(Stored records)
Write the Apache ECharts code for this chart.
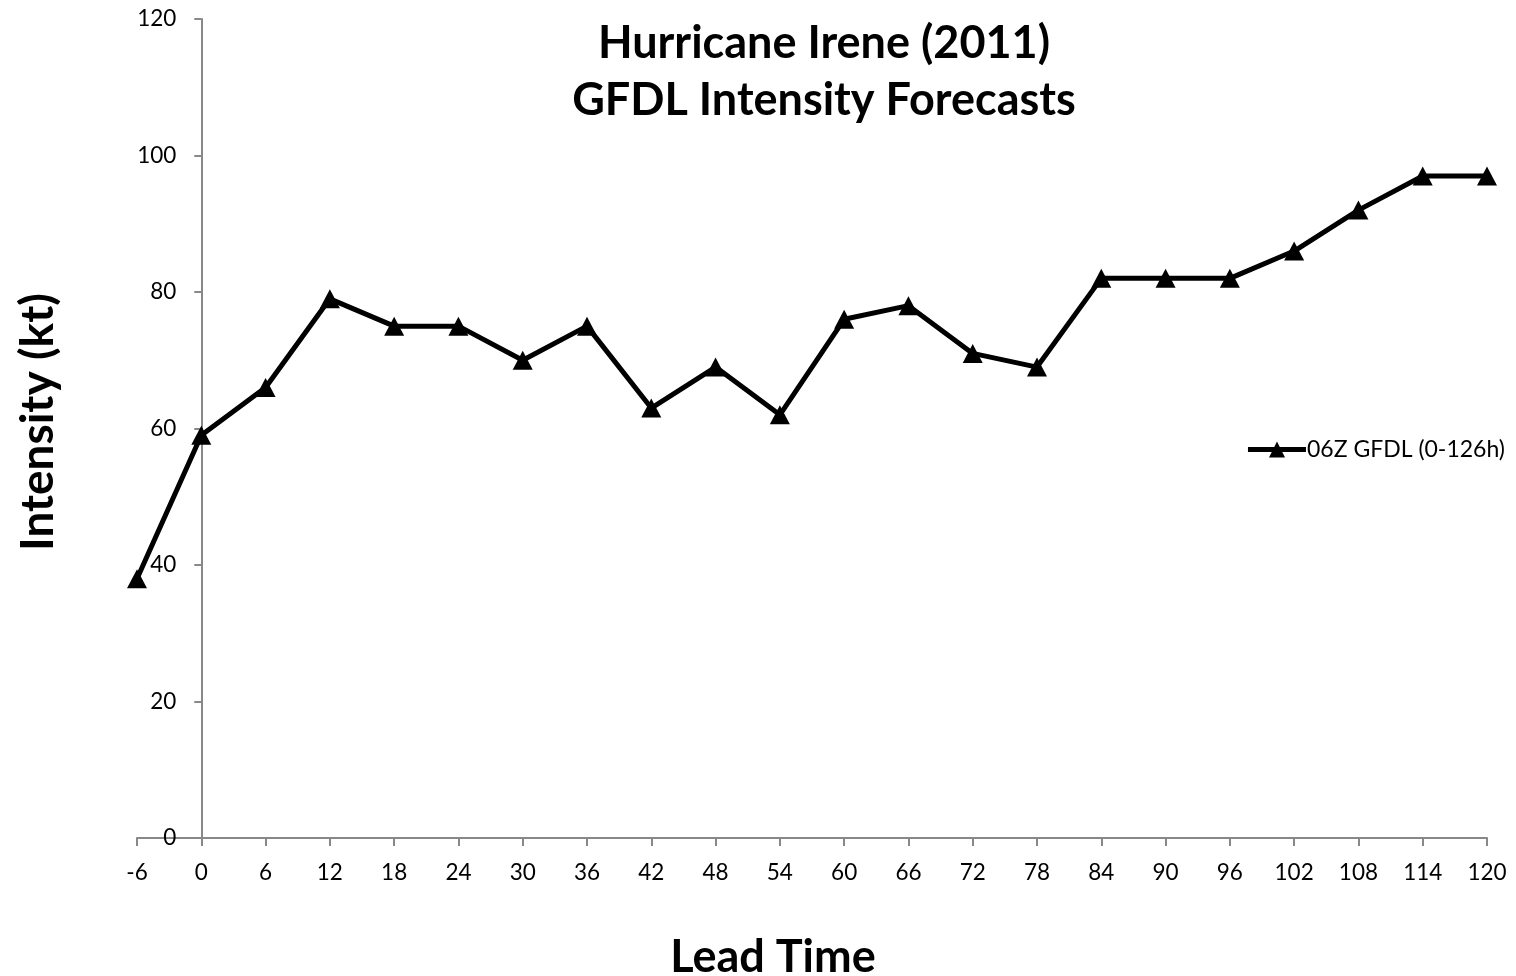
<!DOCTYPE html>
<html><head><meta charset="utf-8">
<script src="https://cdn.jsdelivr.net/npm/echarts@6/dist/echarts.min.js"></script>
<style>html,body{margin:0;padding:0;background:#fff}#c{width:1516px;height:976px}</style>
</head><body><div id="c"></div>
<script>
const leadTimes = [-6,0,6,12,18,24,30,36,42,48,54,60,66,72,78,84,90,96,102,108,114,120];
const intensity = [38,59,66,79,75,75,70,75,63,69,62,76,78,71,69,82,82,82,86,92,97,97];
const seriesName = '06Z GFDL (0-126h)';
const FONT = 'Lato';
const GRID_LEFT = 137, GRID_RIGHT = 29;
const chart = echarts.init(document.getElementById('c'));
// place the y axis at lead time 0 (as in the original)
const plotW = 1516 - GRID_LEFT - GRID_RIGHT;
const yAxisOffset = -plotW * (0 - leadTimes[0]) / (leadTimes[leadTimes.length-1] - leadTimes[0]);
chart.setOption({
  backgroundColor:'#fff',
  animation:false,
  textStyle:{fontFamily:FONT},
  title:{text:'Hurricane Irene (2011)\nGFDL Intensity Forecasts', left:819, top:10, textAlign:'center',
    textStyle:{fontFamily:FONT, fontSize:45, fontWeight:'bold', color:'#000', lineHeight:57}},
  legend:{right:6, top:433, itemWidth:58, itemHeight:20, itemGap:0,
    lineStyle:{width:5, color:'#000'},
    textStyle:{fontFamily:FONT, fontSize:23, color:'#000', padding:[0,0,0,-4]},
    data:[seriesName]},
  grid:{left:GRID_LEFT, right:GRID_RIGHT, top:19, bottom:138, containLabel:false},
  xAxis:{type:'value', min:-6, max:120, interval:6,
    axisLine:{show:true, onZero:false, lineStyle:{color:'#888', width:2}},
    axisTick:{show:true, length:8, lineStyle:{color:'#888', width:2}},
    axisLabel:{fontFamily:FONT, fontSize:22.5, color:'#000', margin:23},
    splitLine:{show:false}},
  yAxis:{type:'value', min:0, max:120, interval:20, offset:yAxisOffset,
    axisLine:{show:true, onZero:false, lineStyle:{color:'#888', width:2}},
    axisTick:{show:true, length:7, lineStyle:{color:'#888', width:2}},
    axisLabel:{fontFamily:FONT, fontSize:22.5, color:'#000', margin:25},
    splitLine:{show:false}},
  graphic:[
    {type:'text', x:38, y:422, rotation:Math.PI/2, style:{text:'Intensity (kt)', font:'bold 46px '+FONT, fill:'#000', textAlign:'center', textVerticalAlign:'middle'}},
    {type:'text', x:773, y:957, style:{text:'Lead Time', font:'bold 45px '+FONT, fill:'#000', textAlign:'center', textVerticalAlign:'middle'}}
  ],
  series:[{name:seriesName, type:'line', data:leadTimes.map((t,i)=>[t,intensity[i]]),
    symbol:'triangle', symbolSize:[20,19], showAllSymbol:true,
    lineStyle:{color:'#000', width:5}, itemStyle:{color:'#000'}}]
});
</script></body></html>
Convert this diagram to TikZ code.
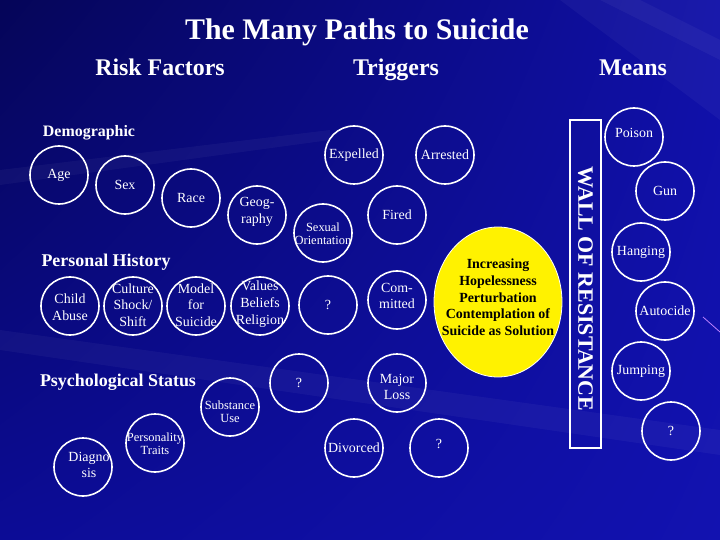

WRITTEN EXERCISE.
Leave out the pictures and output the rest of the material exactly as written.

OUTPUT.
Write the Apache ECharts code for this chart.
<!DOCTYPE html>
<html><head><meta charset="utf-8">
<script src="https://cdn.jsdelivr.net/npm/echarts@6/dist/echarts.min.js"></script>
<style>html,body{margin:0;padding:0;background:#fff}#c{width:1516px;height:976px}</style>
</head><body><div id="c"></div>
<script>
const leadTimes = [-6,0,6,12,18,24,30,36,42,48,54,60,66,72,78,84,90,96,102,108,114,120];
const intensity = [38,59,66,79,75,75,70,75,63,69,62,76,78,71,69,82,82,82,86,92,97,97];
const seriesName = '06Z GFDL (0-126h)';
const FONT = 'Lato';
const GRID_LEFT = 137, GRID_RIGHT = 29;
const chart = echarts.init(document.getElementById('c'));
// place the y axis at lead time 0 (as in the original)
const plotW = 1516 - GRID_LEFT - GRID_RIGHT;
const yAxisOffset = -plotW * (0 - leadTimes[0]) / (leadTimes[leadTimes.length-1] - leadTimes[0]);
chart.setOption({
  backgroundColor:'#fff',
  animation:false,
  textStyle:{fontFamily:FONT},
  title:{text:'Hurricane Irene (2011)\nGFDL Intensity Forecasts', left:819, top:10, textAlign:'center',
    textStyle:{fontFamily:FONT, fontSize:45, fontWeight:'bold', color:'#000', lineHeight:57}},
  legend:{right:6, top:433, itemWidth:58, itemHeight:20, itemGap:0,
    lineStyle:{width:5, color:'#000'},
    textStyle:{fontFamily:FONT, fontSize:23, color:'#000', padding:[0,0,0,-4]},
    data:[seriesName]},
  grid:{left:GRID_LEFT, right:GRID_RIGHT, top:19, bottom:138, containLabel:false},
  xAxis:{type:'value', min:-6, max:120, interval:6,
    axisLine:{show:true, onZero:false, lineStyle:{color:'#888', width:2}},
    axisTick:{show:true, length:8, lineStyle:{color:'#888', width:2}},
    axisLabel:{fontFamily:FONT, fontSize:22.5, color:'#000', margin:23},
    splitLine:{show:false}},
  yAxis:{type:'value', min:0, max:120, interval:20, offset:yAxisOffset,
    axisLine:{show:true, onZero:false, lineStyle:{color:'#888', width:2}},
    axisTick:{show:true, length:7, lineStyle:{color:'#888', width:2}},
    axisLabel:{fontFamily:FONT, fontSize:22.5, color:'#000', margin:25},
    splitLine:{show:false}},
  graphic:[
    {type:'text', x:38, y:422, rotation:Math.PI/2, style:{text:'Intensity (kt)', font:'bold 46px '+FONT, fill:'#000', textAlign:'center', textVerticalAlign:'middle'}},
    {type:'text', x:773, y:957, style:{text:'Lead Time', font:'bold 45px '+FONT, fill:'#000', textAlign:'center', textVerticalAlign:'middle'}}
  ],
  series:[{name:seriesName, type:'line', data:leadTimes.map((t,i)=>[t,intensity[i]]),
    symbol:'triangle', symbolSize:[20,19], showAllSymbol:true,
    lineStyle:{color:'#000', width:5}, itemStyle:{color:'#000'}}]
});
</script></body></html>
Convert this diagram to TikZ code.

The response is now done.